Information supplied
------
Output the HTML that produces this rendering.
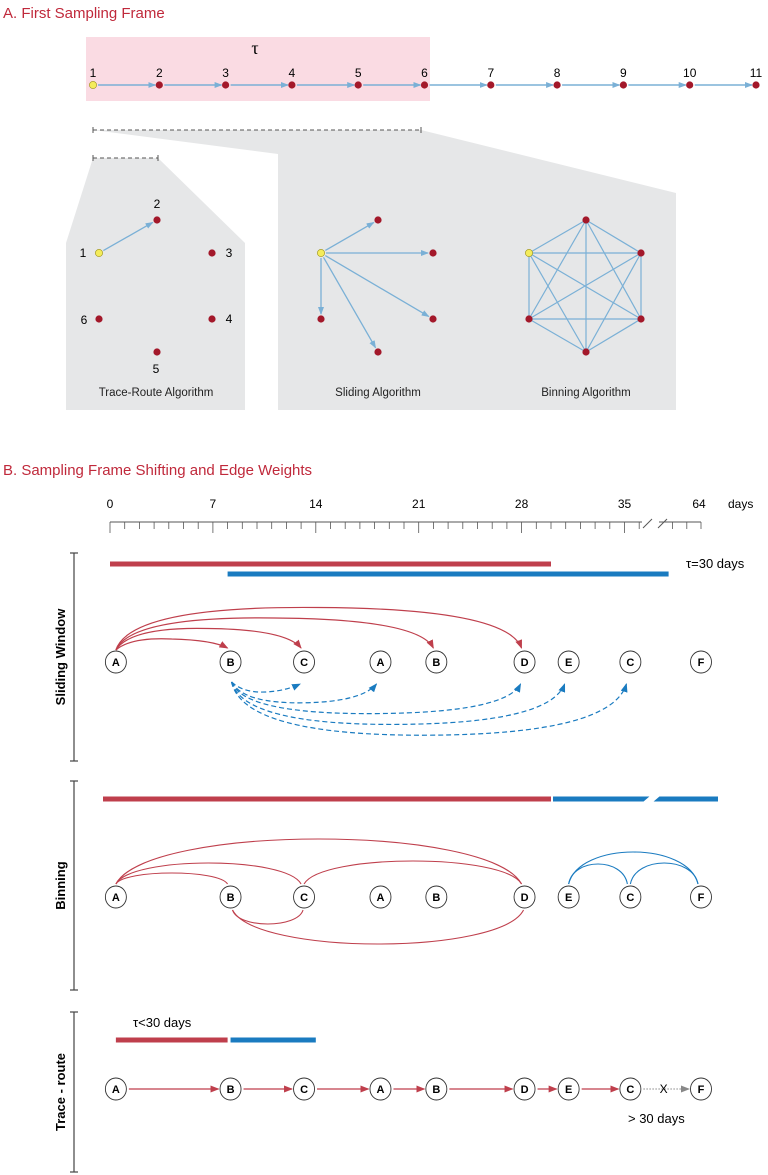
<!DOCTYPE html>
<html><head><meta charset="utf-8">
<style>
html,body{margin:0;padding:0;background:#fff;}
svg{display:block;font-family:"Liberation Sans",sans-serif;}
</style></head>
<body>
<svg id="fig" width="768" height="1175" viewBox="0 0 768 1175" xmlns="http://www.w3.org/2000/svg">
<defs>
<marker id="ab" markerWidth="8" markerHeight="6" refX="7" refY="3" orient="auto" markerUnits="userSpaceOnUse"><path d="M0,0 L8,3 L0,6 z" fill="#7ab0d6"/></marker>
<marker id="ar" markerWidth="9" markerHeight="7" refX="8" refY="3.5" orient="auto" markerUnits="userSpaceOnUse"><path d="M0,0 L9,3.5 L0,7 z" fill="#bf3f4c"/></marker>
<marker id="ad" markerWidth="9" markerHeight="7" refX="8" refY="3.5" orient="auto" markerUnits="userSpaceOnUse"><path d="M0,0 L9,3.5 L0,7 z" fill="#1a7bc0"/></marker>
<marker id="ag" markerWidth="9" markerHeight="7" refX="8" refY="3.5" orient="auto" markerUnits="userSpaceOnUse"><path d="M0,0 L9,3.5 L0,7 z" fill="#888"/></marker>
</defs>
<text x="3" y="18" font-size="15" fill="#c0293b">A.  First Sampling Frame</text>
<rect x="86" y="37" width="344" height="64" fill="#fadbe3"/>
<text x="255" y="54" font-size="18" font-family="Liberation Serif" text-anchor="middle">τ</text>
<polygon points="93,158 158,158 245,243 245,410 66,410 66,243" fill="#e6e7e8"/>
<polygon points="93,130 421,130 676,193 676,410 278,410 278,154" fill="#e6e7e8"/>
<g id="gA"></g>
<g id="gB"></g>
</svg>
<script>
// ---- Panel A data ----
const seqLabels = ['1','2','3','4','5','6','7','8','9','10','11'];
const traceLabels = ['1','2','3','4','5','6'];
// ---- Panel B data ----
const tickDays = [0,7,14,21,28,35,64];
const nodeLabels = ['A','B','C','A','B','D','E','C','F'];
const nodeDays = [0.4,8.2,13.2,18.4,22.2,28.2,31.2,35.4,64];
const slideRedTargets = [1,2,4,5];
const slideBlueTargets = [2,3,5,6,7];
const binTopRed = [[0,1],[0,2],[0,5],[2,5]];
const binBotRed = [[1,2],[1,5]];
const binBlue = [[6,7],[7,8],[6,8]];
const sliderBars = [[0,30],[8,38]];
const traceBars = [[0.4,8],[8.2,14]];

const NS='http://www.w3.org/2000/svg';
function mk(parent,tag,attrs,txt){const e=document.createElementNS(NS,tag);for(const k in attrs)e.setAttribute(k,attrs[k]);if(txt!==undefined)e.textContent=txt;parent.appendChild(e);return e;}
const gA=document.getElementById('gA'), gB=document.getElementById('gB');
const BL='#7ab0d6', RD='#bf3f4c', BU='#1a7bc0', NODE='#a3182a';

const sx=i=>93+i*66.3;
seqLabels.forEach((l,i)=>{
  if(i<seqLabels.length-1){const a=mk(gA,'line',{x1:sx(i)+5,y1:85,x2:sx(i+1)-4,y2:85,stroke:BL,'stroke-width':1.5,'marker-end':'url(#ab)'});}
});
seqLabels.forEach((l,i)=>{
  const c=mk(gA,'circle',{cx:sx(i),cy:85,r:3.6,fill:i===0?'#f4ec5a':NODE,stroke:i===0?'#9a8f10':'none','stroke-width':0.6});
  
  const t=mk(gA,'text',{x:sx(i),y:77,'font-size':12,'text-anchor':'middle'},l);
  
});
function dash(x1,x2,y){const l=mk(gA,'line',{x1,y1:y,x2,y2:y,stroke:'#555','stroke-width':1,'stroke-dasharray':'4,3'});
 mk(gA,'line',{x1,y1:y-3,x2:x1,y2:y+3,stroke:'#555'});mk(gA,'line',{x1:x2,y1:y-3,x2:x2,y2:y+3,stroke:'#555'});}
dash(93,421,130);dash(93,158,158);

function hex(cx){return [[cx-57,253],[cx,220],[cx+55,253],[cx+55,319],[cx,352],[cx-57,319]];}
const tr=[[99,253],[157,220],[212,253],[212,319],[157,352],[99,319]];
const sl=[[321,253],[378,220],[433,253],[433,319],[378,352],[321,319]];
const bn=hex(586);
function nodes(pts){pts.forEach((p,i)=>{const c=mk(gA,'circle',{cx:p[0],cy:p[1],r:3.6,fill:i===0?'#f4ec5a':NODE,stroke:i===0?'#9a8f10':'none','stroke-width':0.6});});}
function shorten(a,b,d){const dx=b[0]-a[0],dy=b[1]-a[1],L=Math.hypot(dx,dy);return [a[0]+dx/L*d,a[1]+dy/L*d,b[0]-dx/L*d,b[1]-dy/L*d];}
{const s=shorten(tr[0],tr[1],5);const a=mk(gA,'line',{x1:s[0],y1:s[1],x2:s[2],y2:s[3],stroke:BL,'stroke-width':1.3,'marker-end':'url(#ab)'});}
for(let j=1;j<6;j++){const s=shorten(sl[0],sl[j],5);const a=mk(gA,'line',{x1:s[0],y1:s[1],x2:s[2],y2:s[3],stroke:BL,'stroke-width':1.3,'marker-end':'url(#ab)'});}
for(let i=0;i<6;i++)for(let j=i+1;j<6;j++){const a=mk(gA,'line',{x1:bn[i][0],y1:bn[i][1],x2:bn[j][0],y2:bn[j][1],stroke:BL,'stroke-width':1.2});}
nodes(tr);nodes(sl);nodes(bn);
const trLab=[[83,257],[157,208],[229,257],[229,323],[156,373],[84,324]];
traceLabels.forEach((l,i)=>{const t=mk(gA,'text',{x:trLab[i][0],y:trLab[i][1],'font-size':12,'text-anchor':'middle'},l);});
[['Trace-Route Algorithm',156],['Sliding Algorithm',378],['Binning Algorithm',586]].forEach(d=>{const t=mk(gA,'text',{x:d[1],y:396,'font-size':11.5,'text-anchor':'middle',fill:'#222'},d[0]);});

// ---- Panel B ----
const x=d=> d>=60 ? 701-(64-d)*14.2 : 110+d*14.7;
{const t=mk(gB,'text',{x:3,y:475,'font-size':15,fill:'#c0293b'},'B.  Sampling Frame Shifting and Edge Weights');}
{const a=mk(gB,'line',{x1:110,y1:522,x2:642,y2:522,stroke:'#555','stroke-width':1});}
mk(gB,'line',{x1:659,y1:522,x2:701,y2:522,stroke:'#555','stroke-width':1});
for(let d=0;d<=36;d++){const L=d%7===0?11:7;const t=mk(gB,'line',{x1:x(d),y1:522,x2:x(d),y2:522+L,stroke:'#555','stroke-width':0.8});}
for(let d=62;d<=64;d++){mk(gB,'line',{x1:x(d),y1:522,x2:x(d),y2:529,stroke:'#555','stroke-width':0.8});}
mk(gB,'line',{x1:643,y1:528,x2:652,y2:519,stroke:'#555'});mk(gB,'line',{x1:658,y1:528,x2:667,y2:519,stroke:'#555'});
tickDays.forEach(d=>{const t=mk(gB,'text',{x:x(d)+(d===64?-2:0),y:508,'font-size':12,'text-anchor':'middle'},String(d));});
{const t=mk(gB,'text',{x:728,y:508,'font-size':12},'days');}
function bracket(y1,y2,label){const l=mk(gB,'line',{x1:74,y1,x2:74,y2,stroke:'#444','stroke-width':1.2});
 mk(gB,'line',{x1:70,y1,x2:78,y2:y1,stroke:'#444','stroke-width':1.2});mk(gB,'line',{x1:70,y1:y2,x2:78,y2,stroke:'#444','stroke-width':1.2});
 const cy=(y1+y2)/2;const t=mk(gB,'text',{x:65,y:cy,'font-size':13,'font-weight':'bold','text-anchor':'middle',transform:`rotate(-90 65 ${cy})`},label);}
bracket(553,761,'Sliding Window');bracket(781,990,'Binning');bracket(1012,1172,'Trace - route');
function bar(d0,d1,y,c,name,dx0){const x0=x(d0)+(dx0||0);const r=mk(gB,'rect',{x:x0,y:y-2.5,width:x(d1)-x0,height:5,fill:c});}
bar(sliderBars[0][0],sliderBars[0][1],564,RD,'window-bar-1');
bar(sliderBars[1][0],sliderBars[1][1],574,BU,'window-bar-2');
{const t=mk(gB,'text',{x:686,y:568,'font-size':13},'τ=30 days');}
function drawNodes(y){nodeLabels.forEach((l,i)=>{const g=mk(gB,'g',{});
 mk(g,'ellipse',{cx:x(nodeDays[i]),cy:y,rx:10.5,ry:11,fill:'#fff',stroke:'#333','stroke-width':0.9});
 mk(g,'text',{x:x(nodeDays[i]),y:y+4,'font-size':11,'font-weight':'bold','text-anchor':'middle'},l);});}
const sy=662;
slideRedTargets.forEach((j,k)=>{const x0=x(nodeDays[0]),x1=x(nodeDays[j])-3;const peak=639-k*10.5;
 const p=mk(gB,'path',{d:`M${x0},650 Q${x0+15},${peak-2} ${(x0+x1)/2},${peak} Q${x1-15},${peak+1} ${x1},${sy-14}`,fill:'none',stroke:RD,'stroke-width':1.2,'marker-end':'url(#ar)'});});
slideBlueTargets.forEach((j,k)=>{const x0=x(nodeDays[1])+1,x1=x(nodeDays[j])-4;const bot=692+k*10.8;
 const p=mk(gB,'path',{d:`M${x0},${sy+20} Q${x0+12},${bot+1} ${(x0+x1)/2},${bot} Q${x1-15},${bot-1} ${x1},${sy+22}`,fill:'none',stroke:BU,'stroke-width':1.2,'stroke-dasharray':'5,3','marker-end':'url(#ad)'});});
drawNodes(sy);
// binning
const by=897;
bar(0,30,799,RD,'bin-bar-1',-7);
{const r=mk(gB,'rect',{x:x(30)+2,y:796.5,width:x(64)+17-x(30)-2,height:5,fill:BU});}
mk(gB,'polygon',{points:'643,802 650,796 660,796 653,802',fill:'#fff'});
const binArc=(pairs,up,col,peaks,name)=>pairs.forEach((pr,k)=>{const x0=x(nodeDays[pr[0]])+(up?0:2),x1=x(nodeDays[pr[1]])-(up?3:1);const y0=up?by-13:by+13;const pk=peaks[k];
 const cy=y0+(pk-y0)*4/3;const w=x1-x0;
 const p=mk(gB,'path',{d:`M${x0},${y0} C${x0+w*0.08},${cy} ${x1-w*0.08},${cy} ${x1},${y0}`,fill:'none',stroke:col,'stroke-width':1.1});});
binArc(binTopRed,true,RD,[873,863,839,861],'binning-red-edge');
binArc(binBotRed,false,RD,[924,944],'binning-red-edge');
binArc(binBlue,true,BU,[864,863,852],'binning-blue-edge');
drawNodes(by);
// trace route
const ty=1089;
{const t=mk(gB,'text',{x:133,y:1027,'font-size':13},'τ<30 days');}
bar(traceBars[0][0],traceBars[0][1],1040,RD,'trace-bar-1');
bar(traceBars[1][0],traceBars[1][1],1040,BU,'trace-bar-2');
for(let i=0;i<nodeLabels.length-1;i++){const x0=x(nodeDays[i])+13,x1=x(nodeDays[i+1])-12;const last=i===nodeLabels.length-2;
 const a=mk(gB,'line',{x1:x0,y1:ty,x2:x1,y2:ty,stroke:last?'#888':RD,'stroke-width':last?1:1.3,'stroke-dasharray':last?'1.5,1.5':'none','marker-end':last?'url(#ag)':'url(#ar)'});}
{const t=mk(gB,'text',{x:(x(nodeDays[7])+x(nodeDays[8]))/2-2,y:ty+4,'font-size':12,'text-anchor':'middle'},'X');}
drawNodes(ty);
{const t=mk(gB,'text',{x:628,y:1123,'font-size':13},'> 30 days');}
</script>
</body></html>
------
Exercise objective
Give again, exactly, the lines from the start of the data through the one holding "const traceBars = [[0.4,8],[8.2,14]];"; omit the pictures.

Exercise solution
Output the HTML that produces this rendering.
<!DOCTYPE html>
<html><head><meta charset="utf-8">
<style>
html,body{margin:0;padding:0;background:#fff;}
svg{display:block;font-family:"Liberation Sans",sans-serif;}
</style></head>
<body>
<svg id="fig" width="768" height="1175" viewBox="0 0 768 1175" xmlns="http://www.w3.org/2000/svg">
<defs>
<marker id="ab" markerWidth="8" markerHeight="6" refX="7" refY="3" orient="auto" markerUnits="userSpaceOnUse"><path d="M0,0 L8,3 L0,6 z" fill="#7ab0d6"/></marker>
<marker id="ar" markerWidth="9" markerHeight="7" refX="8" refY="3.5" orient="auto" markerUnits="userSpaceOnUse"><path d="M0,0 L9,3.5 L0,7 z" fill="#bf3f4c"/></marker>
<marker id="ad" markerWidth="9" markerHeight="7" refX="8" refY="3.5" orient="auto" markerUnits="userSpaceOnUse"><path d="M0,0 L9,3.5 L0,7 z" fill="#1a7bc0"/></marker>
<marker id="ag" markerWidth="9" markerHeight="7" refX="8" refY="3.5" orient="auto" markerUnits="userSpaceOnUse"><path d="M0,0 L9,3.5 L0,7 z" fill="#888"/></marker>
</defs>
<text x="3" y="18" font-size="15" fill="#c0293b">A.  First Sampling Frame</text>
<rect x="86" y="37" width="344" height="64" fill="#fadbe3"/>
<text x="255" y="54" font-size="18" font-family="Liberation Serif" text-anchor="middle">τ</text>
<polygon points="93,158 158,158 245,243 245,410 66,410 66,243" fill="#e6e7e8"/>
<polygon points="93,130 421,130 676,193 676,410 278,410 278,154" fill="#e6e7e8"/>
<g id="gA"></g>
<g id="gB"></g>
</svg>
<script>
// ---- Panel A data ----
const seqLabels = ['1','2','3','4','5','6','7','8','9','10','11'];
const traceLabels = ['1','2','3','4','5','6'];
// ---- Panel B data ----
const tickDays = [0,7,14,21,28,35,64];
const nodeLabels = ['A','B','C','A','B','D','E','C','F'];
const nodeDays = [0.4,8.2,13.2,18.4,22.2,28.2,31.2,35.4,64];
const slideRedTargets = [1,2,4,5];
const slideBlueTargets = [2,3,5,6,7];
const binTopRed = [[0,1],[0,2],[0,5],[2,5]];
const binBotRed = [[1,2],[1,5]];
const binBlue = [[6,7],[7,8],[6,8]];
const sliderBars = [[0,30],[8,38]];
const traceBars = [[0.4,8],[8.2,14]];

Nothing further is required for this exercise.